A dance movie that's closer to a documentary than a plotted drama is not
likely to rise to the commercial success of such predecessors as the charming
1997 Japanese import, "Shall We Dance" or the 1992 Aussie hit, "Strictly
Ballroom", but what it does have to offer is what may be the most accurate
view of what life is all about to a ballet dancer that's ever been recorded
It's a once in a lifetime piece of work, derived from the dedication of an
actress who has achieved a level of recognition as a horror film diva but who
has never quite put aside her dance training and discipline. More power to
her! After years of efforts, she teamed with an at-first reluctant director
Robert Altman to give voice and movement to the trials and triumphs of people
so dedicated to their art.
Altman has no trouble working with a loosely structured script and with a
camera that focuses on the varied expressions of his subject. His amazing
craft is in conveying non-intrusiveness while being in the right place
for his minimal-story purposes. Non fans will not, however, be won over by
the plotless format and ill defined characters who are more types than
individuals. The cast is mostly made up of real dancers/non-actors.
The framework is a ballet company based on the Joffrey of Chicago and
somewhat tyrannically managed by company director Alberto Antonelli (Malcolm
Macdonald). Mostly, he intrudes and demands, and generally roils his company
while the members of the corps work as well as they can around him. Which is
to say, quite admirably and intensely committed.

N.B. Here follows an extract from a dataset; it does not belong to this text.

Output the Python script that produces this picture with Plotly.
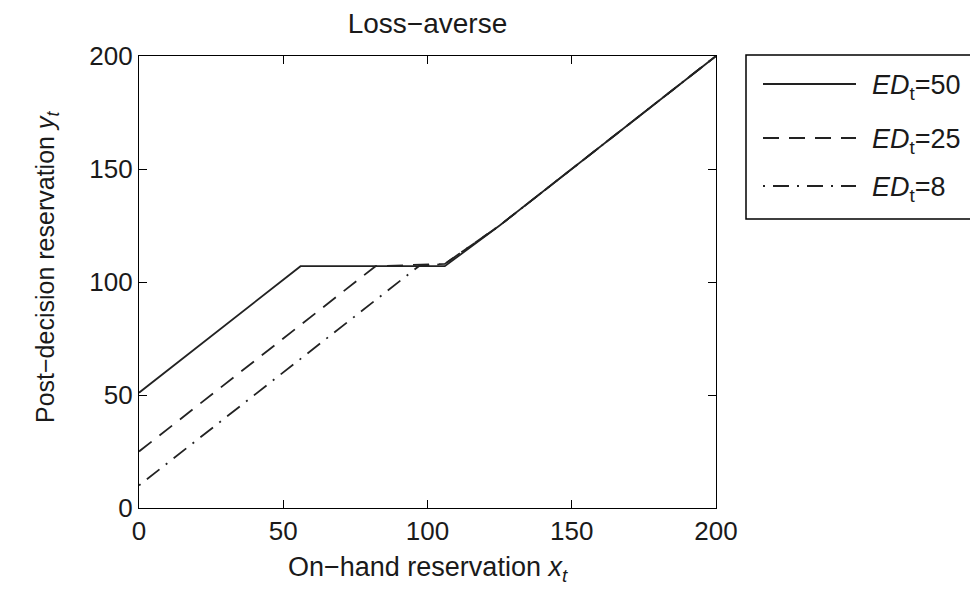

Certain dances and their dancers stand out with Ms. Campbell defined with a
semblance of a character that is more than her stagework. But it's her
stagework that is the biggest surprise. As someone who is established in an
entirely different sphere, as an actress I've always regarded as quite
beautiful and commanding though at times given to a certain pudginess, here
she is muscular and lithe. She stunningly demonstrates that the training of
her youth has not left her, that her discipline is alive.
We see much of the ensemble as they work out gymnastically, athletically
and elegantly in the career-long effort to perfect their mastery of
dance. Living for it. Convincing us as they are themselves convinced that
their art, for its fulfillment and its riches, demands the absolute extreme
of physical conditioning to control every limb and appendage.
But the life of a ballet dancer has its prosaic sides, as we see individual
members worrying about the effects of aging on their finely tuned bodies,
their continual exposure to accident and injury, their love lives, paychecks,
fears, and the creative ideas they need to protect against alteration and
compromise. They complain, whine and nag in an effort to maintain and/or
progress. The sweet contrast is to see that as people these artists are so
insecure but as performers so possessed of exquisite command.
The actual dance world that this glimpse represents is likely to be breathing
a sigh of relief that, at last, a movie that represents an accurate window
into their lives has been made. Altman tells it like it is, unmasked,
unglamorized, and worshipfully balancing all its aspects. It's a labor of
love for which he's likely to get kisses from every ballet dancer who has
lived, of both genders. He is likely to be idolized and held in reverence by
them and one can see this film playing to SRO crowds backstage at every dance
Its essential lack of drama is not likely to destine it for huge success on
strictly commercial circuits, but admiration is certainly the right feeling
to take out of the theatre by those who have any inkling of love for
dance. Kudos and flowers to Neve Campbell. Brava! As much for the
intricate elegance of her piece as for showing us the class she's made of.